Because the Twisted getPage
function doesn't give me access to headers, I had to write my own getPageWithHeaders
function.
def getPageWithHeaders(contextFactory=None, *args, **kwargs):
try:
return _makeGetterFactory(url, HTTPClientFactory,
contextFactory=contextFactory,
*args, **kwargs)
except:
traceback.print_exc()
This is exactly the same as the normal getPage
function, except that I added the try/except block and return the factory object instead of returning the factory.deferred
For some reason, I sometimes get a maximum recursion depth exceeded error here. It happens consistently a few times out of 700, usually on different sites each time. Can anyone shed any light on this? I'm not clear why or how this could be happening, and the Twisted codebase is large enough that I don't even know where to look.
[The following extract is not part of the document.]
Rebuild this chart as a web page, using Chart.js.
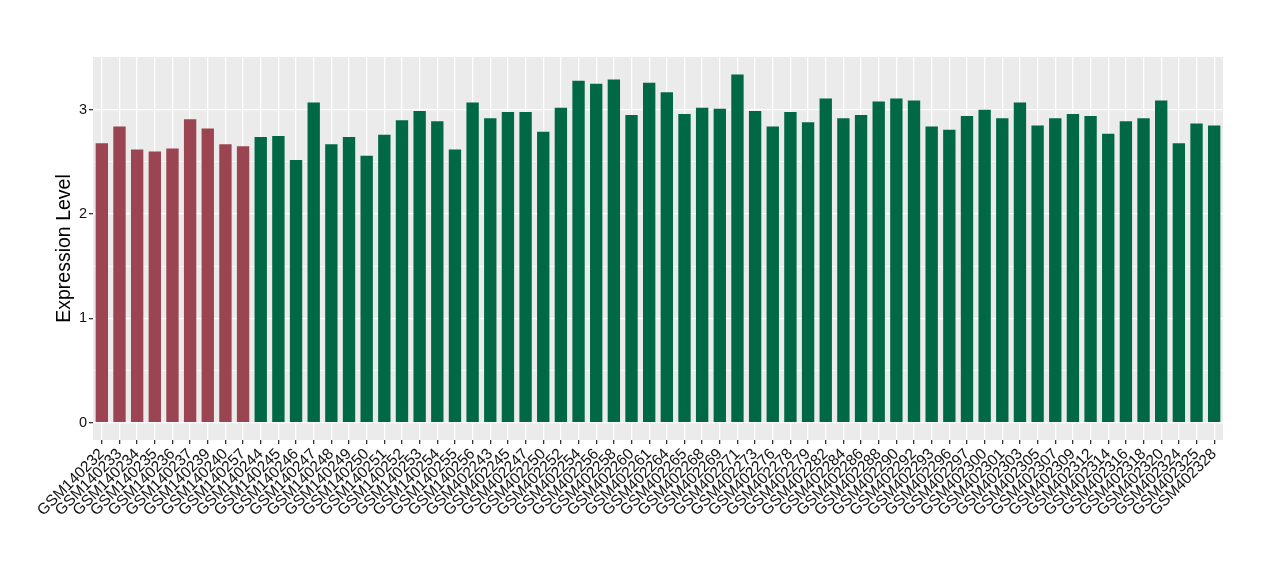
<!DOCTYPE html>
<html>
<head>
<meta charset="utf-8">
<script src="https://cdn.jsdelivr.net/npm/chart.js@4.4.1/dist/chart.umd.min.js"></script>
<style>
html,body{margin:0;padding:0;background:#fff;}
#wrap{width:1280px;height:580px;position:relative;}
</style>
</head>
<body>
<div id="wrap"><canvas id="c" width="1280" height="580"></canvas></div>
<script>
const categories = [
"GSM140232","GSM140233","GSM140234","GSM140235","GSM140236","GSM140237","GSM140239","GSM140240","GSM140257",
"GSM140244","GSM140245","GSM140246","GSM140247","GSM140248","GSM140249","GSM140250","GSM140251","GSM140252",
"GSM140253","GSM140254","GSM140255","GSM140256",
"GSM402243","GSM402245","GSM402247","GSM402250","GSM402252","GSM402254","GSM402256","GSM402258","GSM402260",
"GSM402261","GSM402264","GSM402265","GSM402268","GSM402269","GSM402271","GSM402273","GSM402276","GSM402278",
"GSM402279","GSM402282","GSM402284","GSM402286","GSM402288","GSM402290","GSM402292","GSM402293","GSM402296",
"GSM402297","GSM402300","GSM402301","GSM402303","GSM402305","GSM402307","GSM402309","GSM402312","GSM402314",
"GSM402316","GSM402318","GSM402320","GSM402324","GSM402325","GSM402328"
];
const values = [
2.68,2.84,2.62,2.60,2.63,2.91,2.82,2.67,2.65,
2.74,2.75,2.52,3.07,2.67,2.74,2.56,2.76,2.90,
2.99,2.89,2.62,3.07,
2.92,2.98,2.98,2.79,3.02,3.28,3.25,3.29,2.95,
3.26,3.17,2.96,3.02,3.01,3.34,2.99,2.84,2.98,
2.88,3.11,2.92,2.95,3.08,3.11,3.09,2.84,2.81,
2.94,3.00,2.92,3.07,2.85,2.92,2.96,2.94,2.77,
2.89,2.92,3.09,2.68,2.87,2.85
];
const groups = [
"control","control","control","control","control","control","control","control","control",
"case","case","case","case","case","case","case","case","case","case","case","case","case",
"case","case","case","case","case","case","case","case","case","case","case","case","case","case",
"case","case","case","case","case","case","case","case","case","case","case","case","case","case",
"case","case","case","case","case","case","case","case","case","case","case","case","case","case"
];
const yTicks = [0,0.5,1,1.5,2,2.5,3];
const groupColors = {control:"#9B4452", case:"#006845"};

const panelBg = {
  id:'panelBg',
  beforeDraw(chart){
    const a = chart.chartArea, ctx = chart.ctx;
    ctx.save();
    ctx.fillStyle = '#EBEBEB';
    ctx.fillRect(a.left, a.top, a.right-a.left, a.bottom-a.top);
    ctx.restore();
  }
};

const FONT = "'Liberation Sans', Arial, sans-serif";

new Chart(document.getElementById('c'), {
  type:'bar',
  data:{
    labels: categories,
    datasets:[{
      data: values,
      backgroundColor: groups.map(g=>groupColors[g]),
      barPercentage:0.7,
      categoryPercentage:1.0,
      borderWidth:0
    }]
  },
  options:{
    responsive:false,
    animation:false,
    devicePixelRatio:1,
    layout:{padding:{top:57,right:57,left:0,bottom:0}},
    plugins:{legend:{display:false},tooltip:{enabled:false}},
    scales:{
      x:{
        offset:true,
        border:{display:false},
        grid:{offset:false,color:'#FFFFFF',lineWidth:1.3,tickColor:'#333333',tickLength:4,drawTicks:true},
        ticks:{minRotation:45,maxRotation:45,autoSkip:false,padding:1,color:'#111111',font:{family:FONT,size:15.5}},
        afterFit(s){ s.height = 140; }
      },
      y:{
        min:-0.167,
        max:3.507,
        border:{display:false},
        afterBuildTicks(s){ s.ticks = yTicks.map(v=>({value:v})); },
        grid:{
          color:'#FFFFFF',
          lineWidth:(c)=> (c.tick && c.tick.value%1===0) ? 1.3 : 0.6,
          tickColor:(c)=> (c.tick && c.tick.value%1===0) ? '#333333' : 'rgba(0,0,0,0)',
          tickLength:4
        },
        ticks:{
          padding:2,
          color:'#111111',
          font:{family:FONT,size:14.5},
          callback:(v)=> (v%1===0) ? String(v) : ''
        },
        title:{display:true,text:'Expression Level',color:'#000',font:{family:FONT,size:19.5},padding:{top:53,bottom:0}},
        afterFit(s){ s.width = 93; }
      }
    }
  },
  plugins:[panelBg]
});
</script>
</body>
</html>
EDIT: Here's the traceback I get, which seems bizarrely incomplete:
Traceback (most recent call last):
File "C:\keep-alive\utility\background.py", line 70, in getPageWithHeaders
factory = _makeGetterFactory(url, HTTPClientFactory, timeout=60 , contextFactory=context, *args, **kwargs)
File "c:\Python26\lib\site-packages\twisted\web\client.py", line 449, in _makeGetterFactory
factory = factoryFactory(url, *args, **kwargs)
File "c:\Python26\lib\site-packages\twisted\web\client.py", line 248, in __init__
self.headers = InsensitiveDict(headers)
RuntimeError: maximum recursion depth exceeded
This is the entire traceback, which clearly isn't long enough to have exceeded our max recursion depth. Is there something else I need to do in order to get the full stack? I've never had this problem before; typically when I do something like
def f(): return f()
try: f()
except: traceback.print_exc()
then I get the kind of "maximum recursion depth exceeded" stack that you'd expect, with a ton of references to f()